The identification of data points, events, or patterns that deviate significantly from expected behavior — used to detect fraud, network intrusions, equipment failures, and other rare but important events.
In Depth
Anomaly detection is the task of identifying observations that differ significantly from the majority of data — the rare events that break the pattern. In a dataset of millions of normal credit card transactions, a fraudulent transaction is an anomaly. In a network of routine traffic, a cyberattack is an anomaly. In a factory of normally operating machines, a sensor reading indicating imminent failure is an anomaly. These anomalies are often the most important data points, yet they are inherently rare and difficult to find.
Anomaly detection methods range from simple statistical approaches to sophisticated deep learning. Statistical methods flag data points beyond a threshold (e.g., more than 3 standard deviations from the mean).

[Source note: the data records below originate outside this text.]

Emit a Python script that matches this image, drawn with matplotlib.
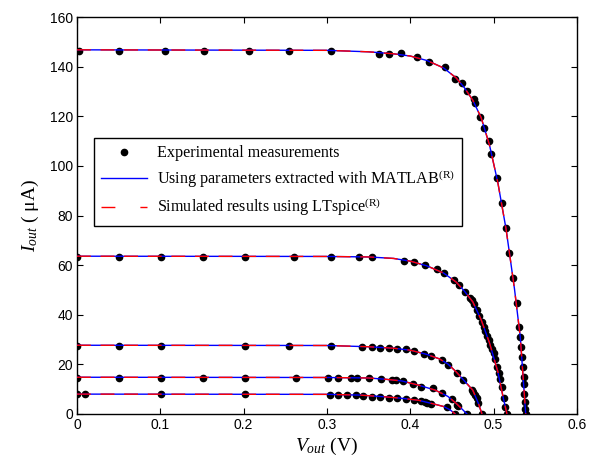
import matplotlib
matplotlib.use("Agg")
import matplotlib.pyplot as plt
from matplotlib.lines import Line2D

# ---------------- data ----------------
# Experimental measurements, five illumination levels
V1 = [0.003, 0.050, 0.106, 0.152, 0.207, 0.255, 0.305, 0.362, 0.374, 0.389, 0.408, 0.423, 0.442,
      0.454, 0.462, 0.468, 0.476, 0.478, 0.484, 0.489, 0.494, 0.497, 0.504, 0.510, 0.515, 0.519,
      0.523, 0.528, 0.531, 0.532, 0.533, 0.534, 0.535, 0.536, 0.5365, 0.537, 0.5375, 0.538, 0.539]
I1 = [146.5, 146.5, 146.5, 146.5, 146.5, 146.5, 146.5, 145.2, 145.2, 145.4, 144.1, 141.8, 140.0,
      135.0, 133.3, 130.4, 126.9, 125.3, 119.9, 115.2, 110.1, 104.7, 95.0, 85.2, 74.9, 64.8,
      55.0, 44.9, 35.2, 31, 27, 23, 19, 15, 12, 8, 5, 2, 0]

V2 = [0.0, 0.05, 0.101, 0.151, 0.202, 0.26, 0.305, 0.339, 0.354, 0.393, 0.404, 0.418, 0.432,
      0.441, 0.452, 0.458, 0.466, 0.472, 0.474, 0.477, 0.480, 0.483, 0.486, 0.488, 0.490, 0.492,
      0.494, 0.496, 0.498, 0.500, 0.502, 0.504, 0.506, 0.508, 0.510, 0.512, 0.514, 0.516]
I2 = [63.4, 63.4, 63.4, 63.4, 63.4, 63.4, 63.4, 63.4, 63.4, 61.8, 61.4, 60.1, 58.3,
      56.7, 54.0, 52.0, 49.3, 46.6, 46.0, 44.5, 41.9, 39.5, 37.0, 35.2, 33.5, 31.5,
      29.8, 27.8, 26.0, 24.5, 22.0, 19.1, 16.5, 14.0, 11.0, 6.5, 3.0, 0]

V3 = [0.0, 0.05, 0.101, 0.202, 0.2545, 0.305, 0.3425, 0.354, 0.364, 0.374, 0.3845, 0.3946,
      0.4046, 0.4166, 0.425, 0.4378, 0.4458, 0.4558, 0.4638, 0.4738, 0.4758, 0.4775, 0.4798,
      0.4818, 0.486]
I3 = [27.5, 27.5, 27.5, 27.5, 27.5, 27.5, 27.1, 26.9, 26.7, 26.7, 26.2, 26.2,
      25.4, 24.2, 23.4, 21.8, 19.8, 16.7, 13.7, 9.7, 9.0, 7.8, 6.3, 4.3, 0]

V4 = [0.0, 0.05, 0.101, 0.151, 0.202, 0.2625, 0.301, 0.313, 0.3287, 0.3366, 0.35, 0.365,
      0.378, 0.3826, 0.3917, 0.4038, 0.413, 0.427, 0.4378, 0.4498, 0.4558, 0.4578, 0.4678]
I4 = [14.6, 14.6, 14.6, 14.6, 14.6, 14.6, 14.6, 14.6, 14.6, 14.6, 14.6, 14.0,
      13.7, 13.7, 13.3, 12.0, 11.0, 10.4, 8.3, 6.0, 3.6, 3.2, 0]

V5 = [0.0, 0.0096, 0.101, 0.202, 0.3037, 0.3137, 0.3237, 0.3346, 0.3437, 0.3537, 0.364, 0.375,
      0.3845, 0.395, 0.4046, 0.4126, 0.4178, 0.4198, 0.425, 0.4438, 0.4538]
I5 = [7.9, 7.9, 7.9, 7.9, 7.7, 7.7, 7.7, 7.7, 7.4, 7.0, 7.0, 6.6,
      6.6, 6.0, 5.6, 5.4, 4.7, 4.3, 4.0, 2.9, 0]

# Model curves (MATLAB-extracted parameters / LTspice simulation)
MV1 = [0, 0.30, 0.35, 0.38, 0.40, 0.42, 0.44, 0.455, 0.465, 0.475, 0.485, 0.495, 0.505, 0.515,
       0.525, 0.532, 0.5385]
MI1 = [146.8, 146.6, 146.0, 145.2, 144.3, 142.5, 139.5, 135.5, 131.5, 126.5, 119.5, 108.5, 93.4,
       74.4, 50.5, 31.0, 0]
MV2 = [0, 0.30, 0.35, 0.38, 0.40, 0.42, 0.44, 0.455, 0.465, 0.475, 0.485, 0.495, 0.505, 0.512, 0.516]
MI2 = [63.6, 63.5, 63.3, 62.7, 61.6, 59.7, 56.8, 53.2, 49.5, 45.2, 38.0, 28.7, 17.1, 5.8, 0]
MV3 = [0, 0.30, 0.35, 0.38, 0.40, 0.42, 0.435, 0.445, 0.455, 0.465, 0.475, 0.482, 0.486]
MI3 = [27.7, 27.6, 27.1, 26.5, 25.7, 24.0, 22.2, 20.2, 17.0, 13.3, 9.6, 4.0, 0]
MV4 = [0, 0.30, 0.35, 0.37, 0.39, 0.41, 0.43, 0.445, 0.455, 0.462, 0.468]
MI4 = [14.8, 14.7, 14.5, 14.0, 13.3, 11.6, 9.6, 7.1, 4.3, 2.0, 0]
MV5 = [0, 0.30, 0.34, 0.37, 0.39, 0.41, 0.425, 0.44, 0.448, 0.454]
MI5 = [8.0, 7.9, 7.6, 6.9, 6.3, 5.5, 4.3, 3.0, 1.6, 0]

x_ticks = [0, 0.1, 0.2, 0.3, 0.4, 0.5, 0.6]
x_tick_labels = ["0", "0.1", "0.2", "0.3", "0.4", "0.5", "0.6"]
y_ticks = [0, 20, 40, 60, 80, 100, 120, 140, 160]
legend_labels = ["Experimental measurements",
                 r"Using parameters extracted with MATLAB$^{\rm (R)}$",
                 r"Simulated results using LTspice$^{\rm (R)}$"]

# ---------------- style ----------------
plt.rcParams["mathtext.fontset"] = "custom"
plt.rcParams["mathtext.rm"] = "Liberation Serif"
plt.rcParams["mathtext.it"] = "Liberation Serif:italic"
plt.rcParams["mathtext.bf"] = "Liberation Serif:bold"

fig = plt.figure(figsize=(6.01, 4.62), dpi=100)
ax = fig.add_axes([0.128, 0.104, 0.832, 0.859])

meas = list(zip([V1, V2, V3, V4, V5], [I1, I2, I3, I4, I5]))
model = list(zip([MV1, MV2, MV3, MV4, MV5], [MI1, MI2, MI3, MI4, MI5]))

for v, i in meas:
    ax.plot(v, i, linestyle="none", marker="o", markersize=4.5, color="black", zorder=2)
for v, i in model:
    ax.plot(v, i, color=(0, 0, 1), linewidth=1.0, zorder=3)
for v, i in model:
    ax.plot(v, i, color=(1, 0, 0), linewidth=1.0, dashes=(10, 7), zorder=4)

ax.set_xlim(0, 0.6)
ax.set_ylim(0, 160)
ax.set_xticks(x_ticks)
ax.set_xticklabels(x_tick_labels)
ax.set_yticks(y_ticks)
ax.tick_params(direction="in", top=True, right=True, length=4, width=0.8,
               labelsize=10, pad=3)
for lab in ax.get_xticklabels() + ax.get_yticklabels():
    lab.set_family("Liberation Sans")
for s in ax.spines.values():
    s.set_linewidth(1.0)

ax.set_xlabel(r"$V_{out}$ (V)", family="Liberation Serif", fontsize=14, labelpad=3)
ax.set_ylabel(r"$I_{out}$ ( μA)", family="Liberation Serif", fontsize=14, labelpad=6)

handles = [Line2D([], [], linestyle="none", marker="o", markersize=4.5, color="black"),
           Line2D([], [], color=(0, 0, 1), linewidth=1.0),
           Line2D([], [], color=(1, 0, 0), linewidth=1.0, dashes=(10, 18))]
leg = ax.legend(handles, legend_labels, loc="upper left", bbox_to_anchor=(0.034, 0.695),
                borderaxespad=0, fancybox=False, framealpha=1, edgecolor="black",
                prop={"family": "Liberation Serif", "size": 11.6}, handlelength=2.85,
                handletextpad=0.62, labelspacing=0.4, borderpad=0.45, numpoints=1)
leg.get_frame().set_linewidth(1.0)

fig.savefig("out.png", dpi=100)
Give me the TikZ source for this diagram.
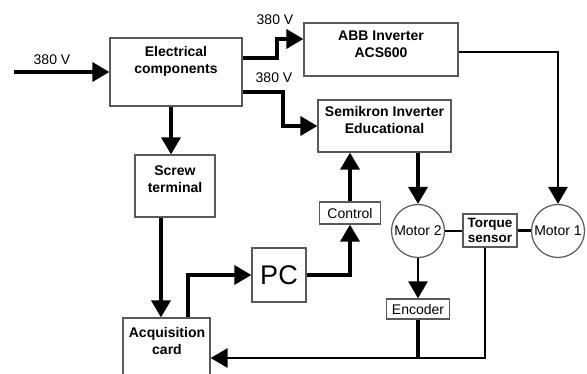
\documentclass[tikz,border=0pt]{standalone}
\usepackage{fontspec}
\setmainfont{Liberation Sans}
\usetikzlibrary{arrows.meta}

\begin{document}
\begin{tikzpicture}[x=1pt,y=-1pt,
  box/.style={draw=black!65,line width=1.2pt,inner sep=0pt},
  boxtext/.style={font=\fontsize{14}{17}\selectfont\bfseries,align=center,inner sep=0pt},
  plaintext/.style={font=\fontsize{14}{16}\selectfont,inner sep=0pt},
  fatarrow/.style={line width=3.5pt,-{Triangle[width=19pt,length=17pt]}},
  thinline/.style={line width=2.8pt}]
\useasboundingbox (0,0) rectangle (587,374);
\clip (0,0) rectangle (587,374);

% boxes
\node[box,minimum width=132,minimum height=68] (elec) at (176,72) {};
\node[box,minimum width=154,minimum height=53] (abb) at (381,49.5) {};
\node[box,minimum width=133,minimum height=52] (semikron) at (384.5,126) {};
\node[box,minimum width=80,minimum height=62] (screw) at (175,186) {};
\node[box,minimum width=87,minimum height=70] (acq) at (166.5,353) {};
\node[box,minimum width=54,minimum height=54,font=\fontsize{27}{29}\selectfont] (pc) at (279,275) {PC};
\node[box,minimum width=61,minimum height=22,font=\fontsize{14}{16}\selectfont] (ctrl) at (350,213) {Control};
\node[box,circle,minimum size=53] (motor2) at (418,231) {};
\node[box,circle,minimum size=53] (motor1) at (558,231) {};
\node[box,minimum width=54,minimum height=33,font=\fontsize{13.5}{15}\selectfont\bfseries,align=center] (torque) at (490,230.5) {Torque\\sensor};
\node[box,minimum width=63,minimum height=20,font=\fontsize{14}{16}\selectfont] (enc) at (418,309) {Encoder};

% box texts
\node[boxtext] (elecT) at (176,61) {Electrical\\components};
\node[boxtext] (abbT) at (381,44) {ABB Inverter\\ACS600};
\node[boxtext] (semikronT) at (384.5,120) {Semikron Inverter\\Educational};
\node[boxtext] (screwT) at (175,179) {Screw\\terminal};
\node[boxtext] (acqT) at (167,341) {Acquisition\\card};
\node[plaintext] (motor2T) at (motor2) {Motor 2};
\node[plaintext] (motor1T) at (motor1) {Motor 1};

% voltages
\node[plaintext] (vin) at (52,60) {380 V};
\node[plaintext] (vabb) at (275,20) {380 V};
\node[plaintext] (vsemi) at (274,78) {380 V};

\coordinate (mains) at (14,72);

% power side
\draw[fatarrow] (mains) -- (elec.west);
\draw[fatarrow] (elec.east |- 0,58) -| (277,39) -- (abb.west |- 0,39);
\draw[fatarrow] (elec.east |- 0,92) -| (283,126) -- (semikron.west);
\draw[fatarrow] (171,0 |- elec.south) -- (171,0 |- screw.north);
\draw[fatarrow] (161,0 |- screw.south) -- (161,0 |- acq.north);
\draw[thinline,-{Triangle[width=19pt,length=17pt]}] (abb.east |- 0,52) -| (motor1.north);
\draw[fatarrow] (semikron.south -| motor2.north) -- (motor2.north);

% control side
\draw[fatarrow] (188,0 |- acq.north) |- (pc.west);
\draw[fatarrow] (pc.east) -| (ctrl.south);
\draw[fatarrow] (ctrl.north) -- (ctrl.north |- semikron.south);

% mechanics
\draw[thinline] (motor2.east) -- (motor2.east -| torque.west);
\draw[line width=3.5pt] (torque.east) -- (torque.east -| motor1.west);
\draw[line width=2.8pt,-{Triangle[width=19pt,length=17pt]}] (motor2.south) -- (enc.north);

% measurements
\draw[line width=4pt] (enc.south) -- (enc.south |- 0,358);
\draw[thinline,-{Triangle[width=19pt,length=17pt]}] (485,0 |- torque.south) |- (acq.east |- 0,358);

\end{tikzpicture}
\end{document}
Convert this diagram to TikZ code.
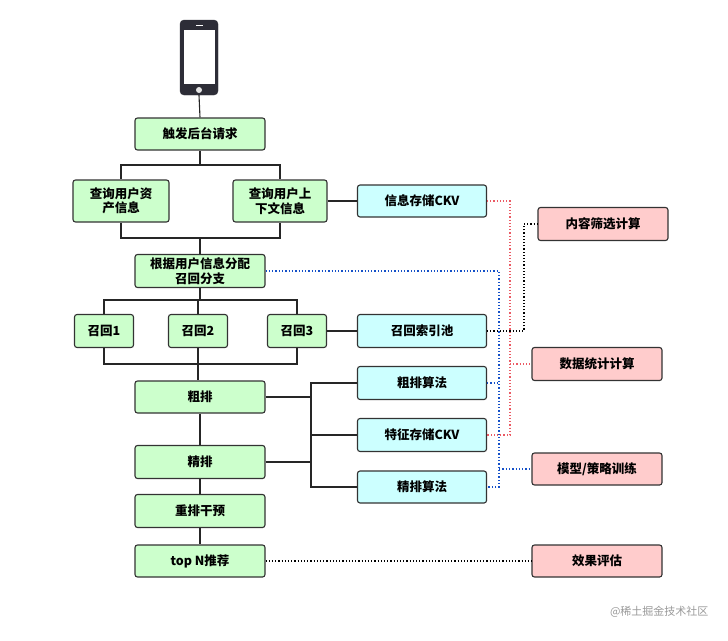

Isolation Forest algorithms isolate anomalies by randomly partitioning data — anomalies are easier to isolate because they are few and different. Autoencoders learn to compress and reconstruct normal data; anomalies produce high reconstruction error because the model has never learned their patterns. One-Class SVMs define a boundary around normal data and flag anything outside as anomalous.
The fundamental challenge of anomaly detection is that anomalies are, by definition, rare — making it difficult to train models on them. Most approaches therefore learn what 'normal' looks like and flag deviations, rather than trying to learn what anomalies look like. This unsupervised or semi-supervised approach means the system can detect novel, previously unseen types of anomalies — a critical advantage in security applications where attackers constantly develop new strategies. However, the rarity of anomalies also means false positive rates must be carefully managed to avoid alert fatigue.
Anomaly detection identifies rare but important deviations from normal patterns — a critical AI application in fraud prevention, cybersecurity, healthcare monitoring, and predictive maintenance.